==== Data excerpts

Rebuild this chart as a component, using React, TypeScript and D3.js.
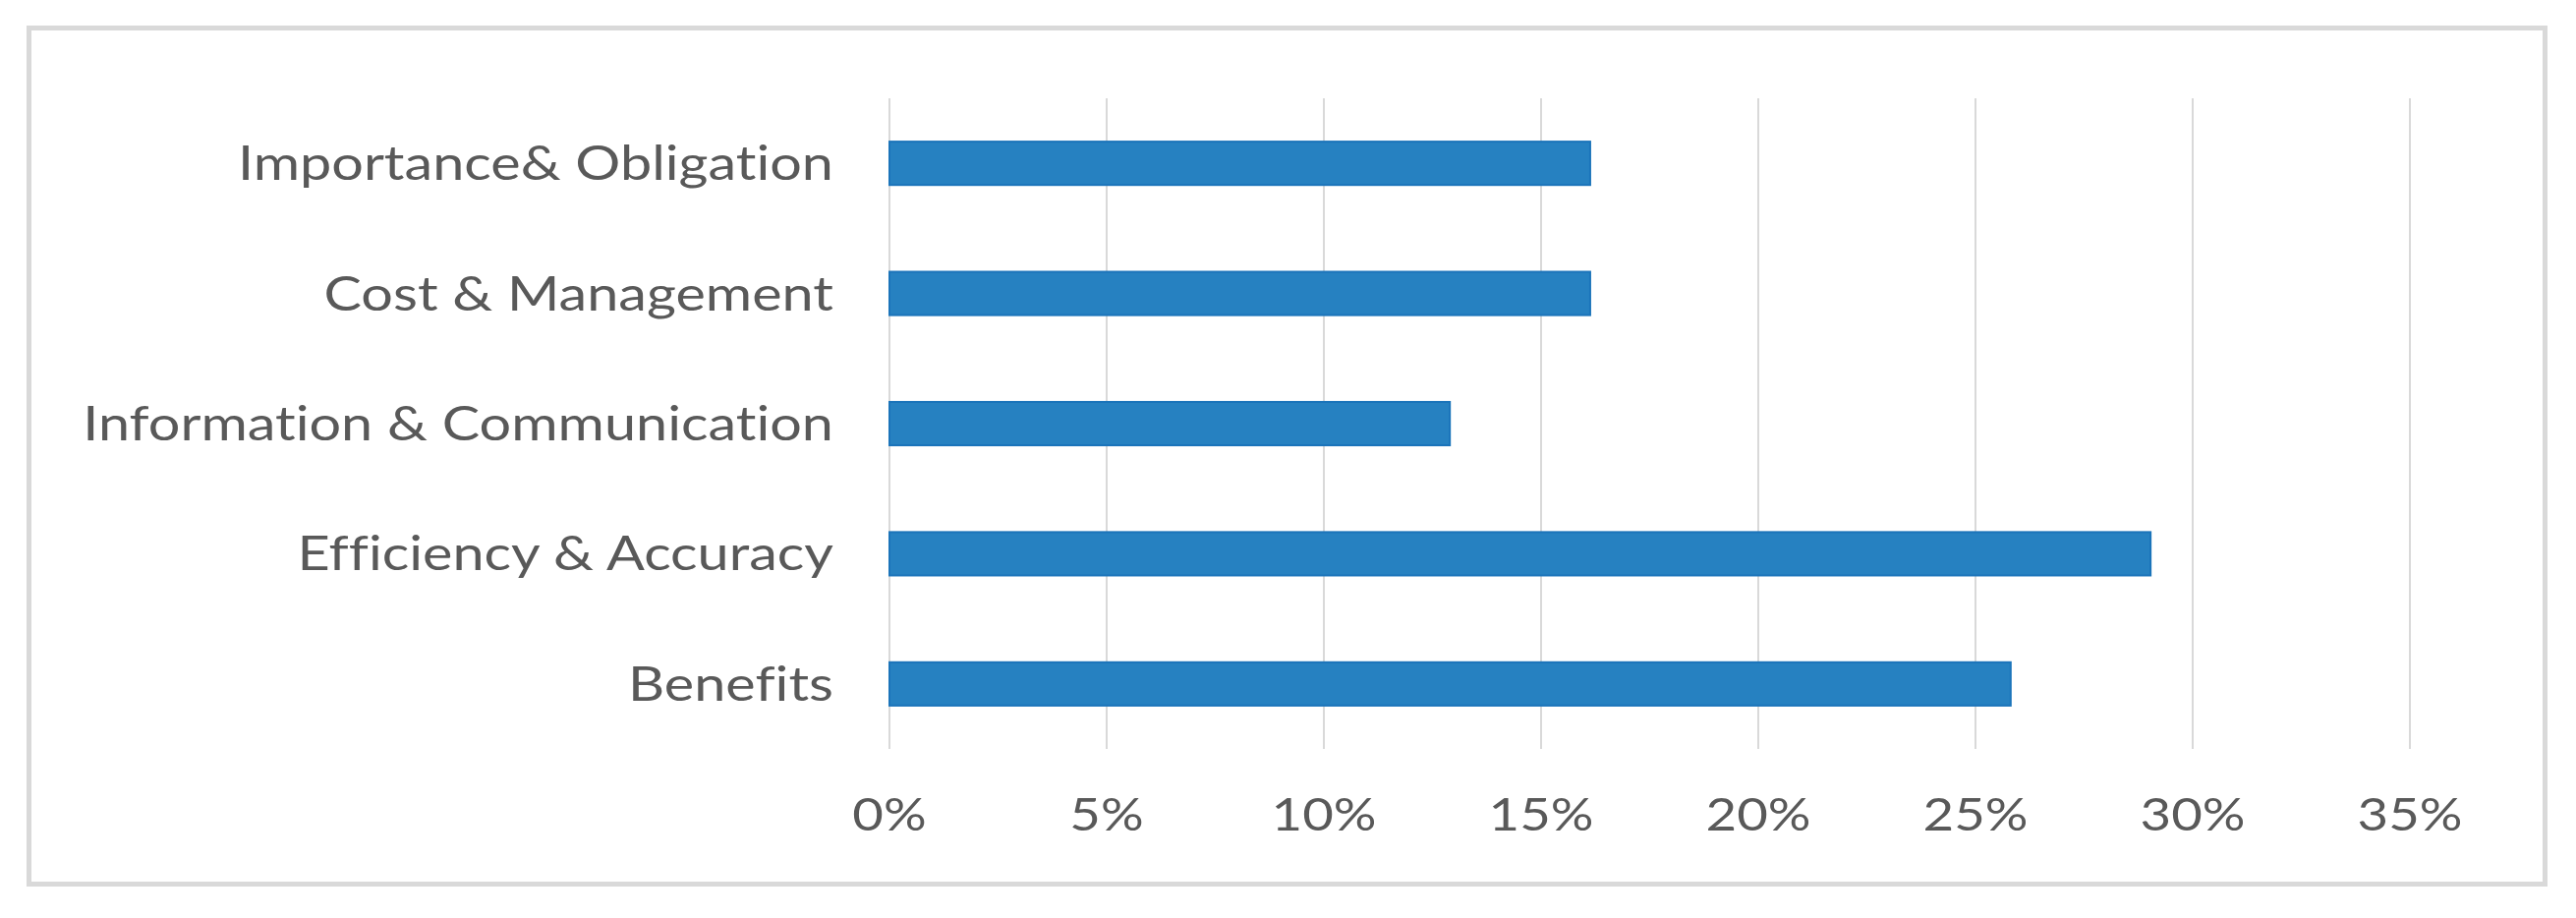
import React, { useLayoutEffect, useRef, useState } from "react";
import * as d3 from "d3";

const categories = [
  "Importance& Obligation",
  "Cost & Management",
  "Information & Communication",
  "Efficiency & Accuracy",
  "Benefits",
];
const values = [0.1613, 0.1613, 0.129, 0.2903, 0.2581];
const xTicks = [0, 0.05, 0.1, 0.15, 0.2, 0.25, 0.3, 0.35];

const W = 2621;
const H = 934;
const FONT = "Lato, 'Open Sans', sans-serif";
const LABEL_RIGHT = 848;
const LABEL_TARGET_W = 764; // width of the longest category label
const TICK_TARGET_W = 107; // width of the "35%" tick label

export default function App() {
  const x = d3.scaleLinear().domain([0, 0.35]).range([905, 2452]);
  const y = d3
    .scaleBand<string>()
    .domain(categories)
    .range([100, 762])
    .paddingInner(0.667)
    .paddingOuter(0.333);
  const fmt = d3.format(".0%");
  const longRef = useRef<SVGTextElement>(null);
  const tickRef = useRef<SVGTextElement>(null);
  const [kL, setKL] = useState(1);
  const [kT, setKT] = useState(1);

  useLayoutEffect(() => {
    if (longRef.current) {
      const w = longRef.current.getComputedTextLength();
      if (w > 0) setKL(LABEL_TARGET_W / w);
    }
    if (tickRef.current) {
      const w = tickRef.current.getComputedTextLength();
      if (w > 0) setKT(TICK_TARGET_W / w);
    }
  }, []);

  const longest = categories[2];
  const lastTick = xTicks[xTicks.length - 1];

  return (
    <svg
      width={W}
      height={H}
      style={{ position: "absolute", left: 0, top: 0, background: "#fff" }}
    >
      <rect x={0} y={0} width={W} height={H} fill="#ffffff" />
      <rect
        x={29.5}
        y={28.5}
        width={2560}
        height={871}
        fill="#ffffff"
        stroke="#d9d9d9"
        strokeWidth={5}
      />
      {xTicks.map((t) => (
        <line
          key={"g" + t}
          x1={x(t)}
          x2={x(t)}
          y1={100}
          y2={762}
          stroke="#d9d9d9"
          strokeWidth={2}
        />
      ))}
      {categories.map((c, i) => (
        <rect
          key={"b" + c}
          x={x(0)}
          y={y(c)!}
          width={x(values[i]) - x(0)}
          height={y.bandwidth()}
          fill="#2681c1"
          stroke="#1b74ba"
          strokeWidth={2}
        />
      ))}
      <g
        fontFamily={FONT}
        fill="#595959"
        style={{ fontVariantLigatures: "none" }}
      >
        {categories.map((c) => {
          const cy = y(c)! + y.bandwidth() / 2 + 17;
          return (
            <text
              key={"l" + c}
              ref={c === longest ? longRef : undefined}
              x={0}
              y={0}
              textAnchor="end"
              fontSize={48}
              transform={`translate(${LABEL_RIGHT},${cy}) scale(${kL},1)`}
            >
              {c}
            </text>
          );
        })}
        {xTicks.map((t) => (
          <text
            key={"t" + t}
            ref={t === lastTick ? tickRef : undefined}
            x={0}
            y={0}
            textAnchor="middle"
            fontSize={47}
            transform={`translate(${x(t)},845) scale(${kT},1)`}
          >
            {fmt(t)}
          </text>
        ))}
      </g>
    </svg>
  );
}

========
==== Data excerpts

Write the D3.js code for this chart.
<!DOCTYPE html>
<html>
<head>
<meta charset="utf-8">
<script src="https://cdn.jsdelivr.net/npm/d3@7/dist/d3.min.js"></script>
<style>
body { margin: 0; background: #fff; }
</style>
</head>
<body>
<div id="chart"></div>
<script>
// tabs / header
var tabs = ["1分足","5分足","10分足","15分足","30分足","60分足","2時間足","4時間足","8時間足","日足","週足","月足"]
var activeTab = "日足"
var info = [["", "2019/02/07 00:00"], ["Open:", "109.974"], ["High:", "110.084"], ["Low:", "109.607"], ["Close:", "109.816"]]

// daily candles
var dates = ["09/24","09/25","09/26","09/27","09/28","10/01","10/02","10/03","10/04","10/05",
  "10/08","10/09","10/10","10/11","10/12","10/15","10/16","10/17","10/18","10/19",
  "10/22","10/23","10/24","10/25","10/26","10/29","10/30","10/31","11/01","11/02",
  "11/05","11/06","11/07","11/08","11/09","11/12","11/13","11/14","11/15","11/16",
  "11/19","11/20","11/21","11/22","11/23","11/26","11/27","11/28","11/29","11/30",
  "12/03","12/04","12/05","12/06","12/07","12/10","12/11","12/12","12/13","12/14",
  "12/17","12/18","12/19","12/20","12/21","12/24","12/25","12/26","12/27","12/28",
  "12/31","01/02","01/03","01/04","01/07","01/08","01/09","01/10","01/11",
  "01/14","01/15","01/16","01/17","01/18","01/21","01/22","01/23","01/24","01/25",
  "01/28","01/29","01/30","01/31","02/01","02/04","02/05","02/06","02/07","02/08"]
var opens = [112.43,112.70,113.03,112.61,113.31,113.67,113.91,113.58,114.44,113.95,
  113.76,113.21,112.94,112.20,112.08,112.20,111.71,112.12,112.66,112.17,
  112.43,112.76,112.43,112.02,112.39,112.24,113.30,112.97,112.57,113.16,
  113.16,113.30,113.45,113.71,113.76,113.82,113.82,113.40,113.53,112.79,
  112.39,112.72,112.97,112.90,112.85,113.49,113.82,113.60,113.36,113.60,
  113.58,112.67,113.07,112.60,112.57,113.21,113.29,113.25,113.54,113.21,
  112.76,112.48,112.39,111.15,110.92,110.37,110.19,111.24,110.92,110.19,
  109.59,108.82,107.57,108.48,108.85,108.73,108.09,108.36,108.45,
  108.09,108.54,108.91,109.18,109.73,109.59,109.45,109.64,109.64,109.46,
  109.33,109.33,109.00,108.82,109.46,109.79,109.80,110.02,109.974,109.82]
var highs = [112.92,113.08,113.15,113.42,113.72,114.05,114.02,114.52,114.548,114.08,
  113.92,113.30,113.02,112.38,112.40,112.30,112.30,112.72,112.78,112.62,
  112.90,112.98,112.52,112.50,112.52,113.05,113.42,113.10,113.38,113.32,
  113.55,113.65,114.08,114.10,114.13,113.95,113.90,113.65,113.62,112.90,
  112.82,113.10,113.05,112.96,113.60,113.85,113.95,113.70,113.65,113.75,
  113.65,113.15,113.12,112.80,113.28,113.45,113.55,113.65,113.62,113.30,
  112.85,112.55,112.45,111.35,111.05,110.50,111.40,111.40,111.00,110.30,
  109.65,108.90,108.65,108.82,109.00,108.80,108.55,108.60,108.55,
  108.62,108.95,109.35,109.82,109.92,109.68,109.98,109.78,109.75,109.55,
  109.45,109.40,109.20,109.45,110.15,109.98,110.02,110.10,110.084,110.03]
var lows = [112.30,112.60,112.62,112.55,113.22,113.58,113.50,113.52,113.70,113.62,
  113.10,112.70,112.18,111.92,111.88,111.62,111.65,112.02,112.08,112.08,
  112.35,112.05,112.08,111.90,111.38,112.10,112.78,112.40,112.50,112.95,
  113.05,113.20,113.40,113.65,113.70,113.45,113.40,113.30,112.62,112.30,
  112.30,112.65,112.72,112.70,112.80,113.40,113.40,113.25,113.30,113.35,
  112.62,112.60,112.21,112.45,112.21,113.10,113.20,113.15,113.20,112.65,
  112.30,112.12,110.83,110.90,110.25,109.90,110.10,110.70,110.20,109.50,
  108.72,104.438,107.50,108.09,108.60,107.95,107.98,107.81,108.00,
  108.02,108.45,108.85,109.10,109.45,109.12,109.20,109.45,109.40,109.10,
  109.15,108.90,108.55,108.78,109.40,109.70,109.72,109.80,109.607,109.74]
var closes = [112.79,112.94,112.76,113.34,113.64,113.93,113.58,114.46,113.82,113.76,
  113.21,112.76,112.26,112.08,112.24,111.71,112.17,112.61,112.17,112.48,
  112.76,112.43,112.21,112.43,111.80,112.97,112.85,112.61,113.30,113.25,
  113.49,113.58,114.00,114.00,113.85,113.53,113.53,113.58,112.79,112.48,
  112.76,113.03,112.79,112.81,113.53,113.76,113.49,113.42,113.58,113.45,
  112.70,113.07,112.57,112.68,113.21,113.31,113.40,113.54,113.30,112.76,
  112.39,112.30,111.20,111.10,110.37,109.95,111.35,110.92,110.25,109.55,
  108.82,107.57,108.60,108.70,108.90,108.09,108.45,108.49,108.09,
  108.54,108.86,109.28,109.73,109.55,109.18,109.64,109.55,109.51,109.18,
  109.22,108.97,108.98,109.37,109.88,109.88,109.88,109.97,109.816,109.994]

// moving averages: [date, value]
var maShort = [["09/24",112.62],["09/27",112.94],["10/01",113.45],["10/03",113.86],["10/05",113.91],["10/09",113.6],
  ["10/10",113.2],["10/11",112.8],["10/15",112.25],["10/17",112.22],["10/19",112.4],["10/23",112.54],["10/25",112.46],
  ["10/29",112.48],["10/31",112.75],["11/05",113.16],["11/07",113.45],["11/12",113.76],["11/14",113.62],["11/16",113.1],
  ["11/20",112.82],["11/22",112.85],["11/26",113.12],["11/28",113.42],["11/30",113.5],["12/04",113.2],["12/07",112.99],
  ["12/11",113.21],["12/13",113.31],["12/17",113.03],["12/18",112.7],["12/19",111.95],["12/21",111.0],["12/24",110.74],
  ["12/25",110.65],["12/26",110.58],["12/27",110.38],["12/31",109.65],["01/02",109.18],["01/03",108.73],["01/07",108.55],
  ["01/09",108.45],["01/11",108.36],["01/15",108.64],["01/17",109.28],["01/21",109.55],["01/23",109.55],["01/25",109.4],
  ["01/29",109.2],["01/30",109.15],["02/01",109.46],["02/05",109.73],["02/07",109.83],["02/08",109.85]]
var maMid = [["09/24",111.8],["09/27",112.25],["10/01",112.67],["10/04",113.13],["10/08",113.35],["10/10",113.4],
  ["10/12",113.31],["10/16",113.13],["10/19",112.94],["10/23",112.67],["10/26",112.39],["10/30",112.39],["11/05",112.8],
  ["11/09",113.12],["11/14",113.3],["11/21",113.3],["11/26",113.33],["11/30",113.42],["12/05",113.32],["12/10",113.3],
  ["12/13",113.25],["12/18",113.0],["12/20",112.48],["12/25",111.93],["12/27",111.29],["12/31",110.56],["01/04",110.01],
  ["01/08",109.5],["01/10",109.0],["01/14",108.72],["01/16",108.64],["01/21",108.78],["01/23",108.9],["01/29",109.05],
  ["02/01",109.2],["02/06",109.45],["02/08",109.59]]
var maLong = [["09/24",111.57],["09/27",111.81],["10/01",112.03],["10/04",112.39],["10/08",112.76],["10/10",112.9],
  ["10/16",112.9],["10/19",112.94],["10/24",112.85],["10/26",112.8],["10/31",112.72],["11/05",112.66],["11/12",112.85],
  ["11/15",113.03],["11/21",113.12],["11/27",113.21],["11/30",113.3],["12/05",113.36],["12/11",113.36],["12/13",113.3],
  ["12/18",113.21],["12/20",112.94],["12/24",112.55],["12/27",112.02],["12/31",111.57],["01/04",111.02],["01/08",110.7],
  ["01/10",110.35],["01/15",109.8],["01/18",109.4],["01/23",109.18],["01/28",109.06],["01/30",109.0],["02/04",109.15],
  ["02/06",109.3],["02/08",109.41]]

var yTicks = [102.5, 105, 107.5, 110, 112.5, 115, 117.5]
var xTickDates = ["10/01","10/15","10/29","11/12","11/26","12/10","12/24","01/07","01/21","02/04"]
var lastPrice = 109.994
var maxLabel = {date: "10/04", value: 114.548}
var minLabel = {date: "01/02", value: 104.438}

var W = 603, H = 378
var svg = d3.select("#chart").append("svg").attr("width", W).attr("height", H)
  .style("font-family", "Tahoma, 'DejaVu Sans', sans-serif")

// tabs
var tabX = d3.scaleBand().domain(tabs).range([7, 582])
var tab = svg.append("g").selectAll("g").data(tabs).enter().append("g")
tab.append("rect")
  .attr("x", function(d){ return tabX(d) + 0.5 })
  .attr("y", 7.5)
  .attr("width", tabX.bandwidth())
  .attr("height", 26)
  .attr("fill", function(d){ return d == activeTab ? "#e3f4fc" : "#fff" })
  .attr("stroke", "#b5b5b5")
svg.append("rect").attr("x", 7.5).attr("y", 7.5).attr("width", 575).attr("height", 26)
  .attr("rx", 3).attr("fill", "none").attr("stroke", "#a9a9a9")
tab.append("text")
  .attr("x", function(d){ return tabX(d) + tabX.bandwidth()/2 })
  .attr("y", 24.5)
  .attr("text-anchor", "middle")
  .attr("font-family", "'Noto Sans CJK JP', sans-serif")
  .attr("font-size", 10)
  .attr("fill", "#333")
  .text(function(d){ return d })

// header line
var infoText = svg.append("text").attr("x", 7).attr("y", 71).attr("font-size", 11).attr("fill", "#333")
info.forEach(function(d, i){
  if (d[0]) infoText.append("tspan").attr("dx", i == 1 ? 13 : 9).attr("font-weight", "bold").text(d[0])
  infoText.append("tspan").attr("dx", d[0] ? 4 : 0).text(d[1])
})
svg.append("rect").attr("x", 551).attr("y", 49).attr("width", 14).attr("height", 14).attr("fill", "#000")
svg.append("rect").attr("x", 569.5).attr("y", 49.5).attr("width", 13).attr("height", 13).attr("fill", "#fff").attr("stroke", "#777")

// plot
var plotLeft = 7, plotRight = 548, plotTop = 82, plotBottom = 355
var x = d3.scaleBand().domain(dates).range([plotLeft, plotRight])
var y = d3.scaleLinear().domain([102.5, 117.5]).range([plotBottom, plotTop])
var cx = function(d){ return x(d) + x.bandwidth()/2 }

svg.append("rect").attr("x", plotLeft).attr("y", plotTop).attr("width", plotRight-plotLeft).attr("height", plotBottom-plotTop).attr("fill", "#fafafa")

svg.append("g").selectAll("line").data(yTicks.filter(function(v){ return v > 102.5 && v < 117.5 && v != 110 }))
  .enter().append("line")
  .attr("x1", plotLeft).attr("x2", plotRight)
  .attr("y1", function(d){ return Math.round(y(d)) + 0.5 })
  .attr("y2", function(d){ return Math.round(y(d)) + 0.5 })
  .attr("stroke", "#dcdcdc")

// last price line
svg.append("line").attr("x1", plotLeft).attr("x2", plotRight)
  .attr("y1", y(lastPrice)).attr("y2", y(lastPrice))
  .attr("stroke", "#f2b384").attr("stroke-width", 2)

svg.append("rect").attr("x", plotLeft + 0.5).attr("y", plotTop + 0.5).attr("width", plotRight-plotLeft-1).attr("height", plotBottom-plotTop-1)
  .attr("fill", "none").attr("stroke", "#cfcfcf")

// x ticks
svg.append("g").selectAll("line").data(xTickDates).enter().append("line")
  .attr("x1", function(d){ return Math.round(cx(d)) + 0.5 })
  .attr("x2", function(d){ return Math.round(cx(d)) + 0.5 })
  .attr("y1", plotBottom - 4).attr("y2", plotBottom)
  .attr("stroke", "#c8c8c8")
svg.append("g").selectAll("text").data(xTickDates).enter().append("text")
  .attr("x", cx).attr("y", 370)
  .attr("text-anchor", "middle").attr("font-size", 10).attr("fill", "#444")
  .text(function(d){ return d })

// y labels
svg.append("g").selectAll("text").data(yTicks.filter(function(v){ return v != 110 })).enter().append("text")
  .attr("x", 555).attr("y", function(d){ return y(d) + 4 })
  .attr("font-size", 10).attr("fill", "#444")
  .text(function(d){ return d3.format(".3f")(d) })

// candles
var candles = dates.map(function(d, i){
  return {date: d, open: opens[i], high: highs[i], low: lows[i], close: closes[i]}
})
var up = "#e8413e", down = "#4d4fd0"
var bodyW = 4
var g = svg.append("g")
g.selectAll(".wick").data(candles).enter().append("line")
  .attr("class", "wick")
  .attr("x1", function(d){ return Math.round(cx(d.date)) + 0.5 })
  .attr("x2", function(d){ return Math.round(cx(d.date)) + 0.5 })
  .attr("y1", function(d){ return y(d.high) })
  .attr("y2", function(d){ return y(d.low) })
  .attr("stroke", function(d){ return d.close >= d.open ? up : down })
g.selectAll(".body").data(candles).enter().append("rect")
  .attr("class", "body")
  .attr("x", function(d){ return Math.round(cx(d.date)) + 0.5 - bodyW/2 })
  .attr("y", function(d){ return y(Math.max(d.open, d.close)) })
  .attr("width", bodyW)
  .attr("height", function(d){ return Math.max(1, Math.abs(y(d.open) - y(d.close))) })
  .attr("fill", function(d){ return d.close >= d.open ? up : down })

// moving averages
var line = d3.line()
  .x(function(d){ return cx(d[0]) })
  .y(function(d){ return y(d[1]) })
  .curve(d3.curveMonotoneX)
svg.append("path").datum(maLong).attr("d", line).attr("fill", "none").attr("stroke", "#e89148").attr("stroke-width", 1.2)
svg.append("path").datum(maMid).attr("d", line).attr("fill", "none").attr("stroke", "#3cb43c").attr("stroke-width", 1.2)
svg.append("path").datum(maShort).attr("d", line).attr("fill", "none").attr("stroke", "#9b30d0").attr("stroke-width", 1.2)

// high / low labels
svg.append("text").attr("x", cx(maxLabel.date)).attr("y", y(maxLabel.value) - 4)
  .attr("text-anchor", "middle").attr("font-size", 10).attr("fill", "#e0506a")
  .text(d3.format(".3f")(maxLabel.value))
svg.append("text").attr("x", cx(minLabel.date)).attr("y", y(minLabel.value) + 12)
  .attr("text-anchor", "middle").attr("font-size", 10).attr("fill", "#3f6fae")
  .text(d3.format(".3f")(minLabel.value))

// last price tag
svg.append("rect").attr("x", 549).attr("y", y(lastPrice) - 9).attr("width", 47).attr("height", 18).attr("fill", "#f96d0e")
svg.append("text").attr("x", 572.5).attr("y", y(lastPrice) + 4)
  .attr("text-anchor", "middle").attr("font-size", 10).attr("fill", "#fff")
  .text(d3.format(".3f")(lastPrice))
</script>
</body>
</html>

========

**What you have to do:** Reproduce nothing but the lines from the one with "Rebuild this chart" to the one with "import * as", both lines included, and keep every picture out of the copy.

**Task response:**
Rebuild this chart as a component, using React, TypeScript and D3.js.
import React, { useLayoutEffect, useRef, useState } from "react";
import * as d3 from "d3";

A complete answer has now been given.